PROVIDED MATERIAL -
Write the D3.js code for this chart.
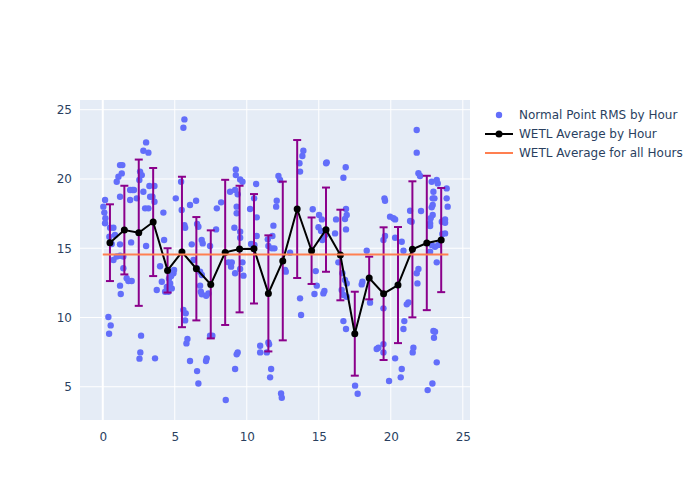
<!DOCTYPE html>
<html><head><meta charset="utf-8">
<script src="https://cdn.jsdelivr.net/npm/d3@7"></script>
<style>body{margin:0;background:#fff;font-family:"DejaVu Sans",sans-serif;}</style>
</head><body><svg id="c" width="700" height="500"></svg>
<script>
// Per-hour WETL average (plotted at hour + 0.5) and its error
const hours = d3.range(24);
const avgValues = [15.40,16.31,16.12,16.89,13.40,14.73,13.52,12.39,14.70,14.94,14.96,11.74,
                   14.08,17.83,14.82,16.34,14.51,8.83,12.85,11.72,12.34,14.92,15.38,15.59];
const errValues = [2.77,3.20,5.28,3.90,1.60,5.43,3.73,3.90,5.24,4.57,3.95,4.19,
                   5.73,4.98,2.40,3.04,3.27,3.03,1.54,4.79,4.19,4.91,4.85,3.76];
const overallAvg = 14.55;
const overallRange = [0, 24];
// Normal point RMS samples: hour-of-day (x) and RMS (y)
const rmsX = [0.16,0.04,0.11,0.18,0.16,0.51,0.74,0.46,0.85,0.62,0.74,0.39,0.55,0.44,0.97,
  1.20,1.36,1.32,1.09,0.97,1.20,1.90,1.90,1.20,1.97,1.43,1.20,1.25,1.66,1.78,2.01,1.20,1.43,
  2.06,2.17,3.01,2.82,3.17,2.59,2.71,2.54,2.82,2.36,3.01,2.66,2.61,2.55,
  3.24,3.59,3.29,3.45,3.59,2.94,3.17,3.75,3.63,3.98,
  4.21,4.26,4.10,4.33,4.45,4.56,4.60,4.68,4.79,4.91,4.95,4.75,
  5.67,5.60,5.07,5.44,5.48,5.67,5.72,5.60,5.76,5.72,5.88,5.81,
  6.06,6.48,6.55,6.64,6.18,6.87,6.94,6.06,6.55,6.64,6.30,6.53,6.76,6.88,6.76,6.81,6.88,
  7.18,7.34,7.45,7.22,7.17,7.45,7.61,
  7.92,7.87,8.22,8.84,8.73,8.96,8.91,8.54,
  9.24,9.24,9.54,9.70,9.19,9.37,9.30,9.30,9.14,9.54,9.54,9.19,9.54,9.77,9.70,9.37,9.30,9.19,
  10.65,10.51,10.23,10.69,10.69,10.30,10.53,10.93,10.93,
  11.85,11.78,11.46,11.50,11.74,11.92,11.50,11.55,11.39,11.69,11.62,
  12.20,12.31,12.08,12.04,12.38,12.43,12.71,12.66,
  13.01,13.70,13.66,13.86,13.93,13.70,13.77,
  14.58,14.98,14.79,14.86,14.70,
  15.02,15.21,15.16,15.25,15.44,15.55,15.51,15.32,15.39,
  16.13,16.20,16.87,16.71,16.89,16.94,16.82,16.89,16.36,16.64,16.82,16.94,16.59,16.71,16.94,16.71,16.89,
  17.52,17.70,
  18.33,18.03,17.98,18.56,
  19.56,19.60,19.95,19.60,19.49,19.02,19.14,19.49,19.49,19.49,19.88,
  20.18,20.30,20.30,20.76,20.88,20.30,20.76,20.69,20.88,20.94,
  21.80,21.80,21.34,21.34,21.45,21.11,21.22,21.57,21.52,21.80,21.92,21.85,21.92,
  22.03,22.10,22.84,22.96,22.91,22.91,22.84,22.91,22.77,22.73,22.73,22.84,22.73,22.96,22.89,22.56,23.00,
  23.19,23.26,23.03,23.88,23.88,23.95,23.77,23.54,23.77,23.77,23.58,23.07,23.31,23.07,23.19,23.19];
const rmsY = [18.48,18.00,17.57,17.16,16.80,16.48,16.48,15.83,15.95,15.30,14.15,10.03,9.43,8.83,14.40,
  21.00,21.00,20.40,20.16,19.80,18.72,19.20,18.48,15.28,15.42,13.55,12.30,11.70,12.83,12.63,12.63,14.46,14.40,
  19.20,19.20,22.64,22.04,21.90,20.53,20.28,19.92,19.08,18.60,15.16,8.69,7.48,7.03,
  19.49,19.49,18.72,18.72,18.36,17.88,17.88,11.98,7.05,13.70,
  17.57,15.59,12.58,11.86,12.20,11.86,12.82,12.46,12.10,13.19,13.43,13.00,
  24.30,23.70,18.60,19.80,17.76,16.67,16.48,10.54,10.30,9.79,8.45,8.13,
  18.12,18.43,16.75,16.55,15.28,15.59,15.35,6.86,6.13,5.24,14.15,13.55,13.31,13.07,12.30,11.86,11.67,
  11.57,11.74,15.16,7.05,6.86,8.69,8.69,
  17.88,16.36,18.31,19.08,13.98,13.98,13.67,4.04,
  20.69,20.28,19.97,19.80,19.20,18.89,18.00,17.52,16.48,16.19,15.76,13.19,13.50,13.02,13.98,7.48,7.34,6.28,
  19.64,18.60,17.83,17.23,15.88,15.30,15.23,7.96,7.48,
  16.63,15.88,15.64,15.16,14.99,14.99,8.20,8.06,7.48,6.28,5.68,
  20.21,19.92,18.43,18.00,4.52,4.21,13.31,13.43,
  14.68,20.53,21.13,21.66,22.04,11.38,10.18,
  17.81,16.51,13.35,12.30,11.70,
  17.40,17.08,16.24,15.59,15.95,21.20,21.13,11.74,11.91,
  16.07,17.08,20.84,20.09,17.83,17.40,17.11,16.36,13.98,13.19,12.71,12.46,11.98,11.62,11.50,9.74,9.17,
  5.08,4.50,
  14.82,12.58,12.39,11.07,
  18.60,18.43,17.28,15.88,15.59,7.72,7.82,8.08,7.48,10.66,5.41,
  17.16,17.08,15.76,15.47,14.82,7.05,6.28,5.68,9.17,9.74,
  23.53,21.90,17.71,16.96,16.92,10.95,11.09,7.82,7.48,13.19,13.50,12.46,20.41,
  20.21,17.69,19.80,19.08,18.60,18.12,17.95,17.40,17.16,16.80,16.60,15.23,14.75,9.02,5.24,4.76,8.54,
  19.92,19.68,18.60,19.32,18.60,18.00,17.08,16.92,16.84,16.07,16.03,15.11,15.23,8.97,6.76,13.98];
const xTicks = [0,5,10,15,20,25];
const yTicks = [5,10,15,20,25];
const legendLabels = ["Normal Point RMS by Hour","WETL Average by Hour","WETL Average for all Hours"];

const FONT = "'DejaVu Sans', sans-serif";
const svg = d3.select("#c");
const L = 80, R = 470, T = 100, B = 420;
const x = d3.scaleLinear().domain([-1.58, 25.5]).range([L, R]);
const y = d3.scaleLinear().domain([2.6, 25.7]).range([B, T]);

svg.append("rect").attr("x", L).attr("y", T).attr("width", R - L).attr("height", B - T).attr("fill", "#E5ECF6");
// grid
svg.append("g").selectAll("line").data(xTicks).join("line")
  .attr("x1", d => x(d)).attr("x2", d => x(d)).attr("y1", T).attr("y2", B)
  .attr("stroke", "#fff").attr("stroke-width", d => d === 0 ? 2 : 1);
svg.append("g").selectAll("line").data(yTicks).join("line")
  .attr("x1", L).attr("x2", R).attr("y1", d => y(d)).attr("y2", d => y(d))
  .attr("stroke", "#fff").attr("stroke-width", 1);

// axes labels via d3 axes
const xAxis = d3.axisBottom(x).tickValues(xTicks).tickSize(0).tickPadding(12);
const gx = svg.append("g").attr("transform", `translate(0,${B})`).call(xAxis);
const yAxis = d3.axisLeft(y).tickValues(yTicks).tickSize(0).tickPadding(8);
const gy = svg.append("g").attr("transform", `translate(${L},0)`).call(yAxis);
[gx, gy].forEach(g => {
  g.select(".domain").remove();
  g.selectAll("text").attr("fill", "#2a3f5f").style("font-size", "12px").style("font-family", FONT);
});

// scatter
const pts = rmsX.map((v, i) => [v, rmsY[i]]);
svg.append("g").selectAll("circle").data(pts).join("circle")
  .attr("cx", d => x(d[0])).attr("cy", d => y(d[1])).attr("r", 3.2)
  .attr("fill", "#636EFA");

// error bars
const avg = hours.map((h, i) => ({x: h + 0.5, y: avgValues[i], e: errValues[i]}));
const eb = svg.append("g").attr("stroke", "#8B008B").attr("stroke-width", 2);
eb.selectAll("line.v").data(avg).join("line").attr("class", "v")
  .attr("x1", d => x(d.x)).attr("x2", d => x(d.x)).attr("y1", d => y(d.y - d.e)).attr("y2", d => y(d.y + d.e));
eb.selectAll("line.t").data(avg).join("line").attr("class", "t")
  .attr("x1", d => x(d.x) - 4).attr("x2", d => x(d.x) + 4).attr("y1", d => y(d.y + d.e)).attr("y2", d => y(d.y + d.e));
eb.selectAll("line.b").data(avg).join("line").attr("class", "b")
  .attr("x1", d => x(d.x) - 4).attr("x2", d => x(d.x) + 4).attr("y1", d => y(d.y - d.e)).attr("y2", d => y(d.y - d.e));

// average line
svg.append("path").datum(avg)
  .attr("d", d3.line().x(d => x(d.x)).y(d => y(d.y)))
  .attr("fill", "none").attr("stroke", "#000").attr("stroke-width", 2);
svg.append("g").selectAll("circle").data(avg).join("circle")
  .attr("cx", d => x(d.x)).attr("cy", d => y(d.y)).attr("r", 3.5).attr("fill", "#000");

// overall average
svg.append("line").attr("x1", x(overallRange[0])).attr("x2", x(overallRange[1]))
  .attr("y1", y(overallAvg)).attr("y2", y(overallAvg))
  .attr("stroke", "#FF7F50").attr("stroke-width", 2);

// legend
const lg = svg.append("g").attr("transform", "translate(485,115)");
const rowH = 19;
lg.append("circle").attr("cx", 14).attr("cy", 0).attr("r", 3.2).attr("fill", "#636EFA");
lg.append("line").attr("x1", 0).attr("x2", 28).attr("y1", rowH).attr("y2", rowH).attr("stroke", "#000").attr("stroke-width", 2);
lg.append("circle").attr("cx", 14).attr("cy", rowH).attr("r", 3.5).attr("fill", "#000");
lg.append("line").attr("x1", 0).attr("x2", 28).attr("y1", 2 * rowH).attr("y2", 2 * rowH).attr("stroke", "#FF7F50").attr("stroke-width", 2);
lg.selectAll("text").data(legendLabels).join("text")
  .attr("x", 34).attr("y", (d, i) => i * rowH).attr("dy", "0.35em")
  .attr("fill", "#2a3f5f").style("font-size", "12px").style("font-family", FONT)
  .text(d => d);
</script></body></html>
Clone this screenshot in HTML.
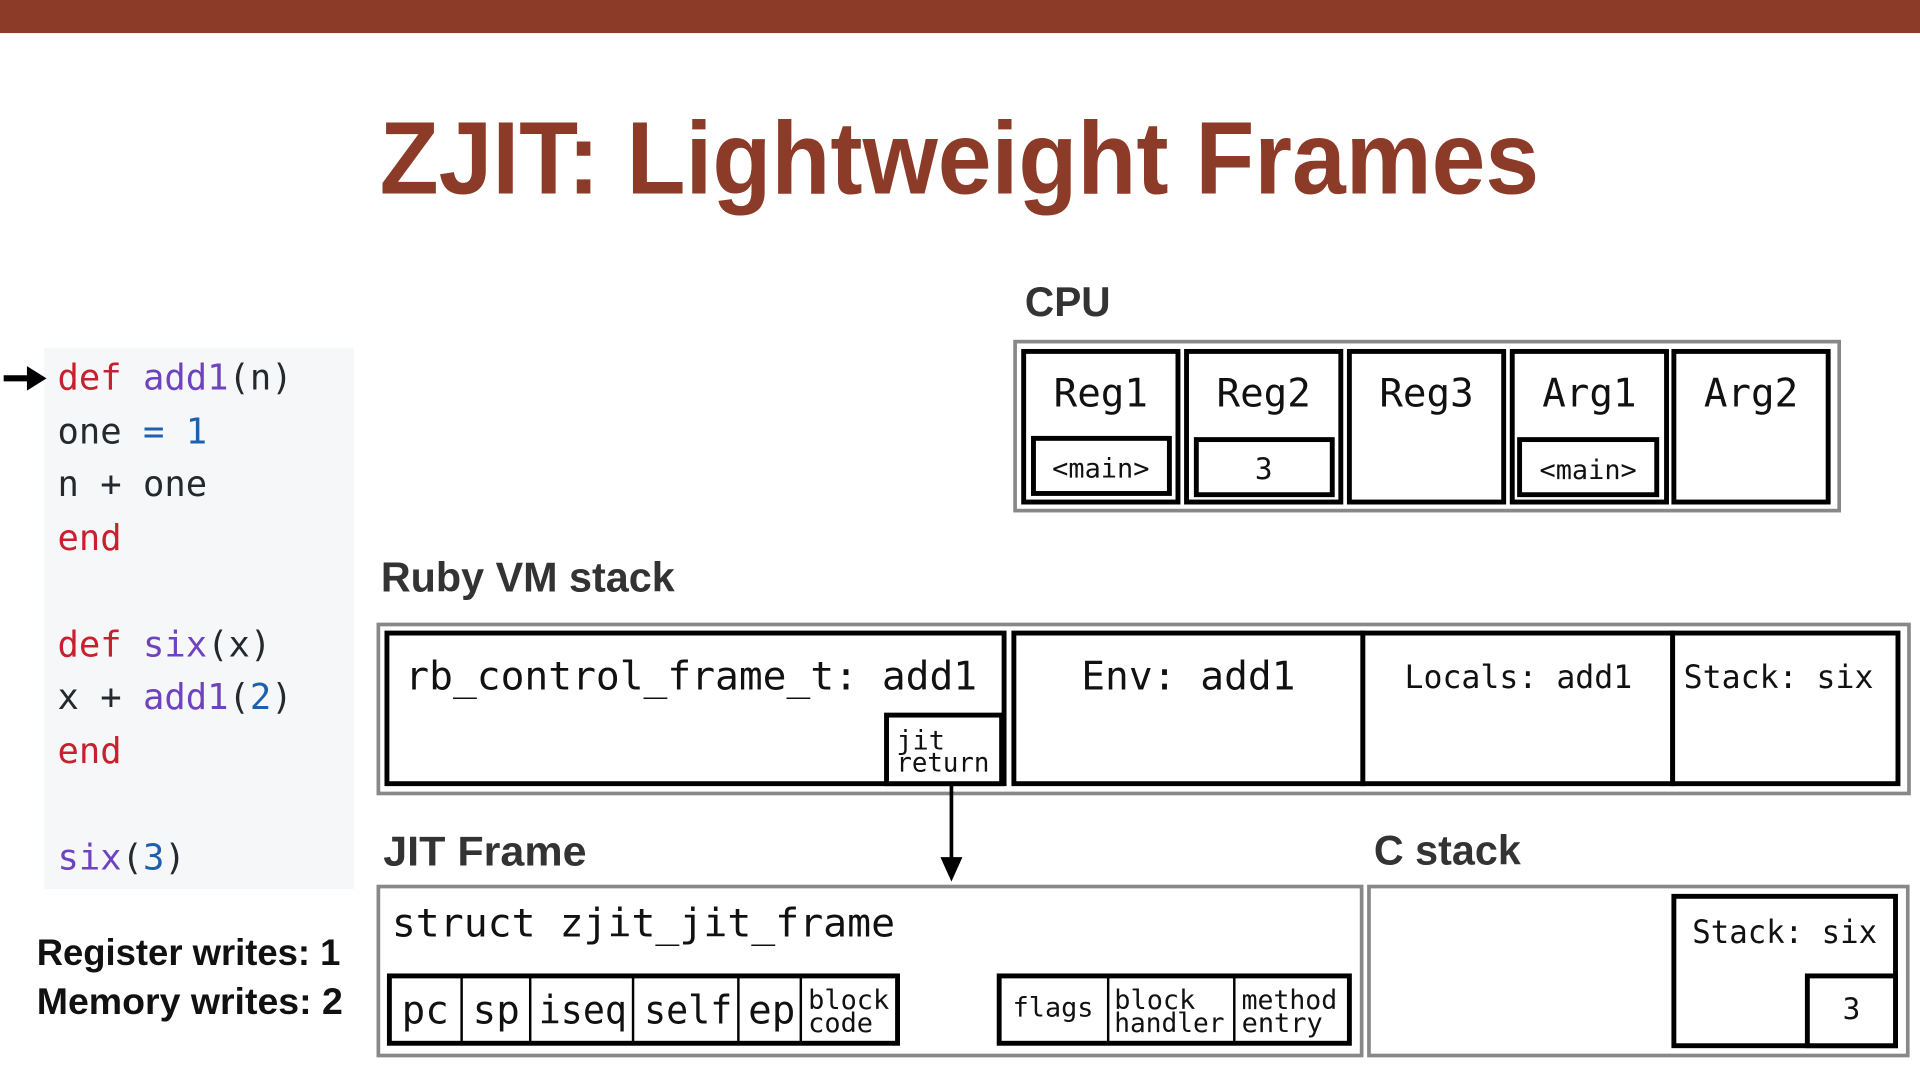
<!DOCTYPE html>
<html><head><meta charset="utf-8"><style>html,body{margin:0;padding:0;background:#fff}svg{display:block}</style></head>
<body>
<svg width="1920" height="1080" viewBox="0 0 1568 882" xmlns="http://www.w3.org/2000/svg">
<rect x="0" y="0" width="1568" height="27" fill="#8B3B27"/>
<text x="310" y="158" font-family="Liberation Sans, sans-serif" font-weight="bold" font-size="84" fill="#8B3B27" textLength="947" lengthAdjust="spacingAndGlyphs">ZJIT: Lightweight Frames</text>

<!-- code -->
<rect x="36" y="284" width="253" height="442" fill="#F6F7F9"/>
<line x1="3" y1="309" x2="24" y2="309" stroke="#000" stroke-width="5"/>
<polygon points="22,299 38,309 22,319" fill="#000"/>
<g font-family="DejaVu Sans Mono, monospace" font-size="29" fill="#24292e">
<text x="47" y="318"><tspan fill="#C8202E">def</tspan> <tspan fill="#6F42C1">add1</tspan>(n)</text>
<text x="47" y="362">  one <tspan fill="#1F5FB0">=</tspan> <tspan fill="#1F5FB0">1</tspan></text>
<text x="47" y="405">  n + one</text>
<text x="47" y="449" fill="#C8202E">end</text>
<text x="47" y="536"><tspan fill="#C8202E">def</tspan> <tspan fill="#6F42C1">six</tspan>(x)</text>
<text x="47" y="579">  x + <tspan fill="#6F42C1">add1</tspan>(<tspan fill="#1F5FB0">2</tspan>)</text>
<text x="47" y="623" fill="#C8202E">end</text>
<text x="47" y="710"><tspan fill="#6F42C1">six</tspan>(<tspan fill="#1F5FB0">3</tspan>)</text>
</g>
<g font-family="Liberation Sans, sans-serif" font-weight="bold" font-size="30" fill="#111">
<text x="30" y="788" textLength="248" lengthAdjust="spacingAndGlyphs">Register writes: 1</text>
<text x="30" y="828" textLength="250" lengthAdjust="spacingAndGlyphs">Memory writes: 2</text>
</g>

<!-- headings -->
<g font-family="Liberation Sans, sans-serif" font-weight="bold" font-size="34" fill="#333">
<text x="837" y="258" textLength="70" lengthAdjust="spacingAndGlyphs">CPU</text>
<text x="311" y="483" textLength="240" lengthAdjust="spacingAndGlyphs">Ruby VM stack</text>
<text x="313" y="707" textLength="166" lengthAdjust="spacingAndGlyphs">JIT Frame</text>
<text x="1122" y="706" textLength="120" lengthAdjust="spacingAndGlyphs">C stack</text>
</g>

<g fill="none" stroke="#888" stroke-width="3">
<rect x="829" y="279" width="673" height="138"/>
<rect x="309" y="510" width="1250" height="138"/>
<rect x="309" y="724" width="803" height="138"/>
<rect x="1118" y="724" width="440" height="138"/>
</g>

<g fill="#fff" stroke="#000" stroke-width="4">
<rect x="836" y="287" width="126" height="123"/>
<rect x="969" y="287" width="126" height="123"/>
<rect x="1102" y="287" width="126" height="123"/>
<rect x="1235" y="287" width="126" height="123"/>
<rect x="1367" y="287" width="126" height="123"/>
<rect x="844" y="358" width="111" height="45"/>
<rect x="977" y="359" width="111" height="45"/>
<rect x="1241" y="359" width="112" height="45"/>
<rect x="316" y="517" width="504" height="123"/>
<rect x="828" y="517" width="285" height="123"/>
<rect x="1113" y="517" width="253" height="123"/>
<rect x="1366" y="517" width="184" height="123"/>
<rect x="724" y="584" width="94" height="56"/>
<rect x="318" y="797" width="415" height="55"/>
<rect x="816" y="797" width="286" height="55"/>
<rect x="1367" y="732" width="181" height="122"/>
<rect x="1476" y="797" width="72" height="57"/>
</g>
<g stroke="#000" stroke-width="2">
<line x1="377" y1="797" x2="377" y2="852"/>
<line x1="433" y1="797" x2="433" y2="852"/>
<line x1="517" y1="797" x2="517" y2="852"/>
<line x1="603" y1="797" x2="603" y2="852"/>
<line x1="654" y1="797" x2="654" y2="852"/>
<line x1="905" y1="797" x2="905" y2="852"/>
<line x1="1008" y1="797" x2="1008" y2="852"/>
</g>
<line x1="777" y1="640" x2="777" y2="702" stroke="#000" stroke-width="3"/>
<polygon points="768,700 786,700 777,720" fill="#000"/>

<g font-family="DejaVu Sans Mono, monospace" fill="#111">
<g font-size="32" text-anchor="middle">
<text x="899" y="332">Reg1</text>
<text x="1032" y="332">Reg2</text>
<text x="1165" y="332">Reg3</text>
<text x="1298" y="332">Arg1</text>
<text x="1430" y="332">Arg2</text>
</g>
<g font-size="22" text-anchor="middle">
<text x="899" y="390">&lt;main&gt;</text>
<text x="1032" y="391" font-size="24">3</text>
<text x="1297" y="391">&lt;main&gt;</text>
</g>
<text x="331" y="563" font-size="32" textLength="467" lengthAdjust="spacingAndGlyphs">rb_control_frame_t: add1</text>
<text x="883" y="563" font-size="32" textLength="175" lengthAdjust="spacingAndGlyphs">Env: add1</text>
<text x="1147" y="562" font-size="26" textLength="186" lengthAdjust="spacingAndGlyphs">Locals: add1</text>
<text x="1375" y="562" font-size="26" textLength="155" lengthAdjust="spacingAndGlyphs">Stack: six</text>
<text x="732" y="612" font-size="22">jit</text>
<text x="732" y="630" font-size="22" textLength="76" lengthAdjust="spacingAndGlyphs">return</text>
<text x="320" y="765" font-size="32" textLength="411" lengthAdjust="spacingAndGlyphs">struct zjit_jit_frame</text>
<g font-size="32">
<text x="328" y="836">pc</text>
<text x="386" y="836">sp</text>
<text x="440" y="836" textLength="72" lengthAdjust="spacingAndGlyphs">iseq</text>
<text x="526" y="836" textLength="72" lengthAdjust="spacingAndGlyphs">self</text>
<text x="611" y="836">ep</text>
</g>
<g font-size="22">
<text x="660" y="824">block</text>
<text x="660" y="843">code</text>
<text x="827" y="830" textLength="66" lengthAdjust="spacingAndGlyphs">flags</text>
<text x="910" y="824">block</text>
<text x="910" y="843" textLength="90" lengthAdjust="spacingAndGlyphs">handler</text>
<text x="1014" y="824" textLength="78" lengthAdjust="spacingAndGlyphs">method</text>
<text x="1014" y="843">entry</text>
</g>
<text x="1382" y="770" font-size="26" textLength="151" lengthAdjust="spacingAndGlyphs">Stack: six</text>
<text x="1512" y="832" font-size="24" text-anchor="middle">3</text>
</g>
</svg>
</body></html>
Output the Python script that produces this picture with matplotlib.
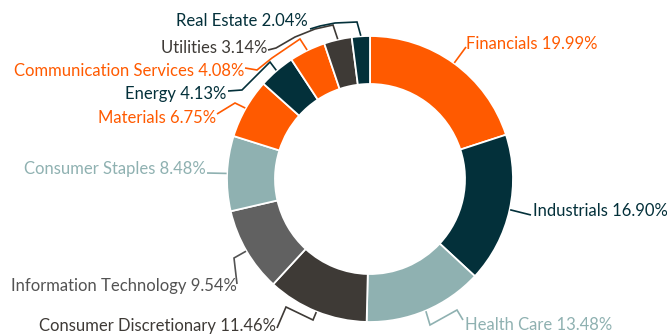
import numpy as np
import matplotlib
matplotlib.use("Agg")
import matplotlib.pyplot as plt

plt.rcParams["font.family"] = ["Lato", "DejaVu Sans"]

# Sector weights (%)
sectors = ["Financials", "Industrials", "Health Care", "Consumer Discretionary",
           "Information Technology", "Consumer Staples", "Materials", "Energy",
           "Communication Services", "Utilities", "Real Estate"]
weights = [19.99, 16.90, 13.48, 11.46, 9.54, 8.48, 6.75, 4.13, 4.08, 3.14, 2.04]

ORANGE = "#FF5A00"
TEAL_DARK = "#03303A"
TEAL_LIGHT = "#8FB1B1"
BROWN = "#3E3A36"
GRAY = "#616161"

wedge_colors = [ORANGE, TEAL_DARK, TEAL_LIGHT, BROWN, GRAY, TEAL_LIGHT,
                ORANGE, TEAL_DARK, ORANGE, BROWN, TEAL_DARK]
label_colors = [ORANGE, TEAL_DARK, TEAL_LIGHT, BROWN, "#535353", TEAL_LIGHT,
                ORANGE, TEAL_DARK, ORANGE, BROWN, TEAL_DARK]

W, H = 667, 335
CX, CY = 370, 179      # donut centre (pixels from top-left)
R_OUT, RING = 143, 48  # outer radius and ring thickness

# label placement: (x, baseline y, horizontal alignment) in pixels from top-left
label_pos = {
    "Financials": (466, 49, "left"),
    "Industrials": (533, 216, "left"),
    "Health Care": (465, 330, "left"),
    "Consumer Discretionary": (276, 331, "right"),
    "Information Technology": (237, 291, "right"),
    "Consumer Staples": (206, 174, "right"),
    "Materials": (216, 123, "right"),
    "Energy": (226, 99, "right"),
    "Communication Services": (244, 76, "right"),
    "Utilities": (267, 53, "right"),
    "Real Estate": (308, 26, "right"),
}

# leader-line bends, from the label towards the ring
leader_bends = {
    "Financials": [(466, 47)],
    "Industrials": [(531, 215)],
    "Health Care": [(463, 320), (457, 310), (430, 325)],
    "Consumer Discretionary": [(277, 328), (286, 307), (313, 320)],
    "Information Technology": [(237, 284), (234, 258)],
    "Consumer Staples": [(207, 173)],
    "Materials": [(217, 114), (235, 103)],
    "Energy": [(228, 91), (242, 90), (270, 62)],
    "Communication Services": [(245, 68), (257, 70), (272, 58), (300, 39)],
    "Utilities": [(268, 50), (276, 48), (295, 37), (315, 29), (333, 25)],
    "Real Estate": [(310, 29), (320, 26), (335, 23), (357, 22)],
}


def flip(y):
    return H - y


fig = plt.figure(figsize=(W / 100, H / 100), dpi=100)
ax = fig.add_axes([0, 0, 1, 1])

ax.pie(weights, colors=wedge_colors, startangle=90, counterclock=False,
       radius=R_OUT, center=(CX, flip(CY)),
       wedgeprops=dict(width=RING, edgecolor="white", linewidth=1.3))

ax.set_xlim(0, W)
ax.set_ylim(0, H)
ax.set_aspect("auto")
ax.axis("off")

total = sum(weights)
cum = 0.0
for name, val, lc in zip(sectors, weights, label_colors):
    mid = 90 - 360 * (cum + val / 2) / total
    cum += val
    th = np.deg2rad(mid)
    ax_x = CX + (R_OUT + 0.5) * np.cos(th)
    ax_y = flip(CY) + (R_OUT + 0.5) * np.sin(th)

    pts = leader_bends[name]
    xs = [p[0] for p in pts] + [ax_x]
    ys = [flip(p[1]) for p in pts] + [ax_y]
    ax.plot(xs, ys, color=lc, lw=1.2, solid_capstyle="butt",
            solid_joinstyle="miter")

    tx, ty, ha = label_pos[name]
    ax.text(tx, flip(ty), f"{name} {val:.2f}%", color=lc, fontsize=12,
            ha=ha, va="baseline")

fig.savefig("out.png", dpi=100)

INSTRUCTIONS TO FOLLOW -
Skip all pictures and retype only the stretch from the line that holds "Output the Python" through the line that holds "R_OUT, RING = 143, 48", exactly as written.

EXERCISE RESULT -
Output the Python script that produces this picture with matplotlib.
import numpy as np
import matplotlib
matplotlib.use("Agg")
import matplotlib.pyplot as plt

plt.rcParams["font.family"] = ["Lato", "DejaVu Sans"]

# Sector weights (%)
sectors = ["Financials", "Industrials", "Health Care", "Consumer Discretionary",
           "Information Technology", "Consumer Staples", "Materials", "Energy",
           "Communication Services", "Utilities", "Real Estate"]
weights = [19.99, 16.90, 13.48, 11.46, 9.54, 8.48, 6.75, 4.13, 4.08, 3.14, 2.04]

ORANGE = "#FF5A00"
TEAL_DARK = "#03303A"
TEAL_LIGHT = "#8FB1B1"
BROWN = "#3E3A36"
GRAY = "#616161"

wedge_colors = [ORANGE, TEAL_DARK, TEAL_LIGHT, BROWN, GRAY, TEAL_LIGHT,
                ORANGE, TEAL_DARK, ORANGE, BROWN, TEAL_DARK]
label_colors = [ORANGE, TEAL_DARK, TEAL_LIGHT, BROWN, "#535353", TEAL_LIGHT,
                ORANGE, TEAL_DARK, ORANGE, BROWN, TEAL_DARK]

W, H = 667, 335
CX, CY = 370, 179      # donut centre (pixels from top-left)
R_OUT, RING = 143, 48  # outer radius and ring thickness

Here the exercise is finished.